I am happy I was given the privilege of meddling with impunity in other peoples affairs without really doing any harm by belonging to that avocation whose acolytes have been absolved in advance for holding justice above truth I have been denied the chance to destroy what I loved by touching it. - Gavin Stevens

"I'm interested in truth," the sheriff said.

"So am I," Uncle Gavin said. "It's so rare. But I am more interested in justice and human beings."

"Ain't truth and justice the same thing?" the sheriff said.

"Since when?" Uncle Gavin said. "In my time I have seen truth that was anything under the sun but just, and I have seen justice using tools and instruments I wouldn't want to touch with a ten-foot fence rail .. "

"What book is that in?" [the sheriff said]....

"It's in all of them .... The good ones, I mean."

- William Faulkner

For all of his occasional resort to deceit and falsehood, Faulkner's county-seat, Southern-gentleman lawyer, Gavin Stevens, was a virtuous person, a good person, and a truthful person. He and other moral worthies in good stories-many of them lawyers-have something to contribute to discussions, in legal ethics, on the issue of lying for clients.

In negative terms, such American lawyer stories suggest a turn away from analysis of duty and consequence, of critical moments and "ethical dilemmas" and statements and dry rationality. Cleanth Brooks said of Faulkner's lawyer stories that it is the villains in them who are rational; "the good man," he said, "has to transcend his mere intellect with some flow of generosity and love."

What stories have to say about lying for clients seems useful just now, when the despairing suggestion in both popular discourse and learned discussion is that a person cannot practice law truthfully. "How do you tell when a lawyer is lying?" the joke asks. Answer: "When his lips are moving." The average American lies thirteen times a week; lawyers lie more often.
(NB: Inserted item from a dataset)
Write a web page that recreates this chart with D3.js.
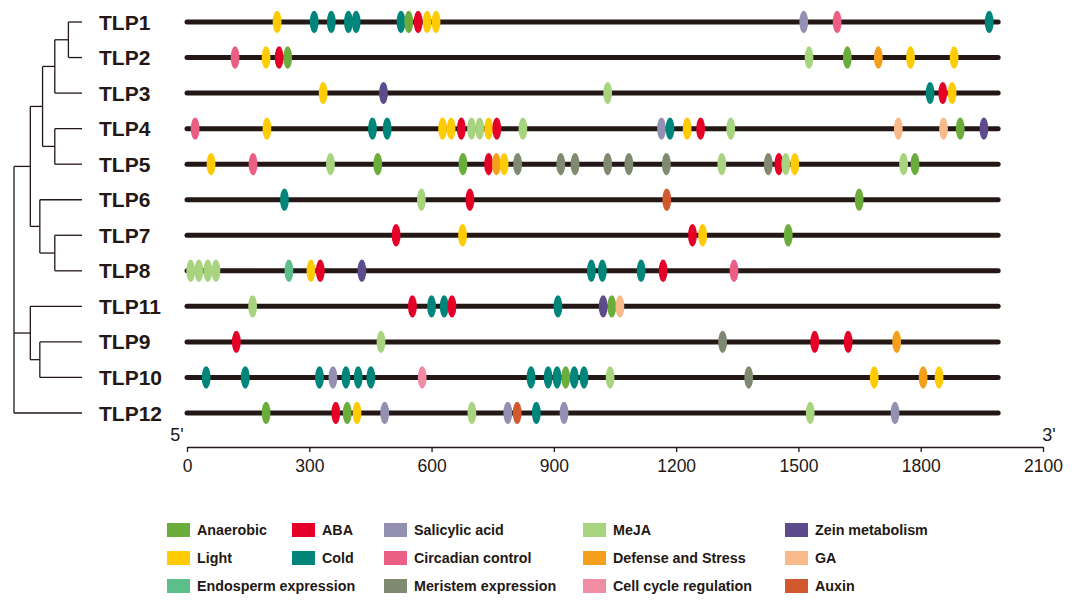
<!DOCTYPE html>
<html>
<head>
<meta charset="utf-8">
<script src="https://cdn.jsdelivr.net/npm/d3@7"></script>
<style>
  body { margin: 0; background: #fff; }
  svg { display: block; font-family: "Liberation Sans", Arial, sans-serif; }
</style>
</head>
<body>
<div id="chart"></div>
<script>
// Data

const genes = ['TLP1', 'TLP2', 'TLP3', 'TLP4', 'TLP5', 'TLP6', 'TLP7', 'TLP8', 'TLP11', 'TLP9', 'TLP10', 'TLP12'];
const geneLength = 1990;
const ticks = [0, 300, 600, 900, 1200, 1500, 1800, 2100];

const elementTypes = ['Anaerobic', 'ABA', 'Salicylic acid', 'MeJA', 'Zein metabolism',
  'Light', 'Cold', 'Circadian control', 'Defense and Stress', 'GA',
  'Endosperm expression', null, 'Meristem expression', 'Cell cycle regulation', 'Auxin'];
const elementColors = {
  'Anaerobic': '#6aad3b', 'ABA': '#e50028', 'Salicylic acid': '#9390b1', 'MeJA': '#a9d47f',
  'Zein metabolism': '#5d4b8e', 'Light': '#ffcb05', 'Cold': '#00857a',
  'Circadian control': '#ec5f84', 'Defense and Stress': '#f5a01c', 'GA': '#f8ba8a',
  'Endosperm expression': '#5cbf8b', 'Meristem expression': '#7f8a71',
  'Cell cycle regulation': '#f18ca5', 'Auxin': '#d2592f'
};

// sites per gene: [position, element]
const TLP1 = [[221, 'Light'], [312, 'Cold'], [354, 'Cold'], [396, 'Cold'], [415, 'Cold'], [525, 'Cold'],
  [544, 'Anaerobic'], [567, 'ABA'], [589, 'Light'], [611, 'Light'], [1513, 'Salicylic acid'],
  [1595, 'Circadian control'], [1968, 'Cold']];
const TLP2 = [[118, 'Circadian control'], [194, 'Light'], [226, 'ABA'], [247, 'Anaerobic'], [1526, 'MeJA'],
  [1620, 'Anaerobic'], [1696, 'Defense and Stress'], [1775, 'Light'], [1882, 'Light']];
const TLP3 = [[334, 'Light'], [482, 'Zein metabolism'], [1032, 'MeJA'], [1823, 'Cold'], [1854, 'ABA'], [1877, 'Light']];
const TLP4 = [[20, 'Circadian control'], [196, 'Light'], [455, 'Cold'], [491, 'Cold'], [627, 'Light'], [648, 'Light'],
  [673, 'ABA'], [698, 'MeJA'], [718, 'MeJA'], [740, 'Light'], [760, 'ABA'], [824, 'MeJA'],
  [1164, 'Salicylic acid'], [1185, 'Cold'], [1227, 'Light'], [1260, 'ABA'], [1334, 'MeJA'],
  [1745, 'GA'], [1856, 'GA'], [1897, 'Anaerobic'], [1955, 'Zein metabolism']];
const TLP5 = [[59, 'Light'], [162, 'Circadian control'], [352, 'MeJA'], [468, 'Anaerobic'], [677, 'Anaerobic'],
  [740, 'ABA'], [759, 'Defense and Stress'], [778, 'Light'], [811, 'Meristem expression'],
  [917, 'Meristem expression'], [952, 'Meristem expression'], [1032, 'Meristem expression'],
  [1084, 'Meristem expression'], [1176, 'Meristem expression'], [1312, 'MeJA'], [1426, 'Meristem expression'],
  [1452, 'ABA'], [1469, 'MeJA'], [1491, 'Light'], [1758, 'MeJA'], [1786, 'Anaerobic']];
const TLP6 = [[239, 'Cold'], [575, 'MeJA'], [694, 'ABA'], [1177, 'Auxin'], [1649, 'Anaerobic']];
const TLP7 = [[513, 'ABA'], [676, 'Light'], [1240, 'ABA'], [1265, 'Light'], [1475, 'Anaerobic']];
const TLP8 = [[9, 'MeJA'], [29, 'MeJA'], [51, 'MeJA'], [71, 'MeJA'], [250, 'Endosperm expression'], [304, 'Light'],
  [327, 'ABA'], [429, 'Zein metabolism'], [992, 'Cold'], [1019, 'Cold'], [1114, 'Cold'], [1168, 'ABA'],
  [1342, 'Circadian control']];
const TLP11 = [[161, 'MeJA'], [553, 'ABA'], [600, 'Cold'], [631, 'Cold'], [650, 'ABA'], [910, 'Cold'],
  [1021, 'Zein metabolism'], [1042, 'Anaerobic'], [1062, 'GA']];
const TLP9 = [[121, 'ABA'], [476, 'MeJA'], [1314, 'Meristem expression'], [1540, 'ABA'], [1622, 'ABA'],
  [1741, 'Defense and Stress']];
const TLP10 = [[47, 'Cold'], [143, 'Cold'], [325, 'Cold'], [358, 'Salicylic acid'], [390, 'Cold'], [420, 'Cold'],
  [451, 'Cold'], [577, 'Cell cycle regulation'], [844, 'Cold'], [886, 'Cold'], [908, 'Cold'],
  [929, 'Anaerobic'], [950, 'Cold'], [974, 'Cold'], [1038, 'MeJA'], [1378, 'Meristem expression'],
  [1686, 'Light'], [1806, 'Defense and Stress'], [1845, 'Light']];
const TLP12 = [[194, 'Anaerobic'], [365, 'ABA'], [393, 'Anaerobic'], [417, 'Light'], [485, 'Salicylic acid'],
  [699, 'MeJA'], [787, 'Salicylic acid'], [810, 'Auxin'], [857, 'Cold'], [925, 'Salicylic acid'],
  [1529, 'MeJA'], [1737, 'Salicylic acid']];
const sites = { TLP1, TLP2, TLP3, TLP4, TLP5, TLP6, TLP7, TLP8, TLP11, TLP9, TLP10, TLP12 };

// dendrogram: node heights (0 = leaves)
const tree = { h: 5, children: [
  { h: 3.8, children: [
    { h: 2.9, children: [
      { h: 2, children: [{ h: 1, children: [{ name: 'TLP1' }, { name: 'TLP2' }] }, { name: 'TLP3' }] },
      { h: 2, children: [{ name: 'TLP4' }, { name: 'TLP5' }] }
    ] },
    { h: 3.1, children: [{ name: 'TLP6' }, { h: 2, children: [{ name: 'TLP7' }, { name: 'TLP8' }] }] }
  ] },
  { h: 3.8, children: [{ name: 'TLP11' }, { h: 3.1, children: [{ name: 'TLP9' }, { name: 'TLP10' }] }] },
  { name: 'TLP12' }
] };

function buildChart() {
  const width = 1083;
  const height = 600;

  const svg = d3.select('#chart').append('svg')
    .attr('width', width)
    .attr('height', height);

  const x = d3.scaleLinear().domain([0, 2100]).range([187, 1043]);
  const y = d3.scalePoint().domain(genes).range([22, 413]);

  // Tree
  const hx = d3.scaleLinear().domain([0, 5]).range([82, 14]);
  const root = d3.hierarchy(tree);
  root.eachAfter((n) => {
    if (!n.children) {
      n.py = y(n.data.name);
      n.px = hx(0);
    } else {
      n.py = (n.children[0].py + n.children[n.children.length - 1].py) / 2;
      n.px = hx(n.data.h);
    }
  });
  const treeG = svg.append('g')
    .attr('fill', 'none')
    .attr('stroke', '#231815')
    .attr('stroke-width', 1.3);
  root.descendants().filter((n) => n.children).forEach((n) => {
    treeG.append('line')
      .attr('x1', n.px).attr('x2', n.px)
      .attr('y1', n.children[0].py).attr('y2', n.children[n.children.length - 1].py);
    n.children.forEach((c) => {
      treeG.append('line')
        .attr('x1', n.px).attr('x2', c.px)
        .attr('y1', c.py).attr('y2', c.py);
    });
  });

  // Gene labels
  svg.selectAll('.gene-label')
    .data(genes)
    .enter()
    .append('text')
    .attr('class', 'gene-label')
    .attr('x', 99)
    .attr('y', (d) => y(d))
    .attr('dy', '0.36em')
    .attr('font-size', 21)
    .attr('font-weight', 'bold')
    .attr('fill', '#231815')
    .text((d) => d);

  // Backbones
  svg.selectAll('.backbone')
    .data(genes)
    .enter()
    .append('line')
    .attr('class', 'backbone')
    .attr('x1', x(0))
    .attr('x2', x(geneLength))
    .attr('y1', (d) => y(d))
    .attr('y2', (d) => y(d))
    .attr('stroke', '#231815')
    .attr('stroke-width', 5)
    .attr('stroke-linecap', 'round');

  // Elements
  genes.forEach((g) => {
    svg.append('g')
      .selectAll('ellipse')
      .data(sites[g])
      .enter()
      .append('ellipse')
      .attr('cx', (d) => x(d[0]))
      .attr('cy', y(g))
      .attr('rx', 4.4)
      .attr('ry', 11.2)
      .attr('fill', (d) => elementColors[d[1]]);
  });

  // X axis
  const xAxis = d3.axisBottom(x).tickValues(ticks).tickFormat(d3.format('d')).tickSize(5).tickSizeOuter(0);
  const axisG = svg.append('g')
    .attr('transform', 'translate(0,447)')
    .call(xAxis);
  axisG.select('.domain').attr('stroke', '#231815').attr('stroke-width', 1.3);
  axisG.selectAll('.tick line').attr('stroke', '#231815').attr('stroke-width', 1.3);
  axisG.selectAll('.tick text')
    .attr('font-size', 17.5)
    .attr('font-family', '"Liberation Sans", Arial, sans-serif')
    .attr('fill', '#231815')
    .attr('dy', '0.95em');

  svg.append('text').attr('x', x(0) - 10).attr('y', 441).attr('text-anchor', 'middle')
    .attr('font-size', 18).attr('fill', '#231815').text("5'");
  svg.append('text').attr('x', x(2100) + 6).attr('y', 441).attr('text-anchor', 'middle')
    .attr('font-size', 18).attr('fill', '#231815').text("3'");

  // Legend
  const colX = [167, 292, 384, 583, 785];
  const rowY = [530, 558, 586];
  const legend = svg.append('g');
  elementTypes.forEach((t, i) => {
    if (!t) return;
    const cx = colX[i % 5];
    const cy = rowY[Math.floor(i / 5)];
    legend.append('rect')
      .attr('x', cx).attr('y', cy - 7)
      .attr('width', 23).attr('height', 14)
      .attr('fill', elementColors[t]);
    legend.append('text')
      .attr('x', cx + 30).attr('y', cy)
      .attr('dy', '0.35em')
      .attr('font-size', 14.3)
      .attr('font-weight', 'bold')
      .attr('fill', '#231815')
      .text(t);
  });
}

buildChart();
</script>
</body>
</html>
Grim jokes about dishonest lawyers are, of course, old stuff in American culture. What is new is the plea of guilty from academic lawyers who ponder the morals of law practice. Professor Lisa Lerman told us, five years ago, on what appeared to be a sound clinical basis, that we modem American lawyers routinely lie to our clients-to get business, to keep business, to make money. Her moral assessment was to disapprove of lying for "direct" gain but to tell us that we have to accept a certain amount of it as part of representing clients. Professor Carrie MenkelMeadow, also talking mostly about lying to clients, proposed what is in part a response to Professor Lerman's moral guideline: Don't lie if, in the circumstances, you would not want to be lied to, she said.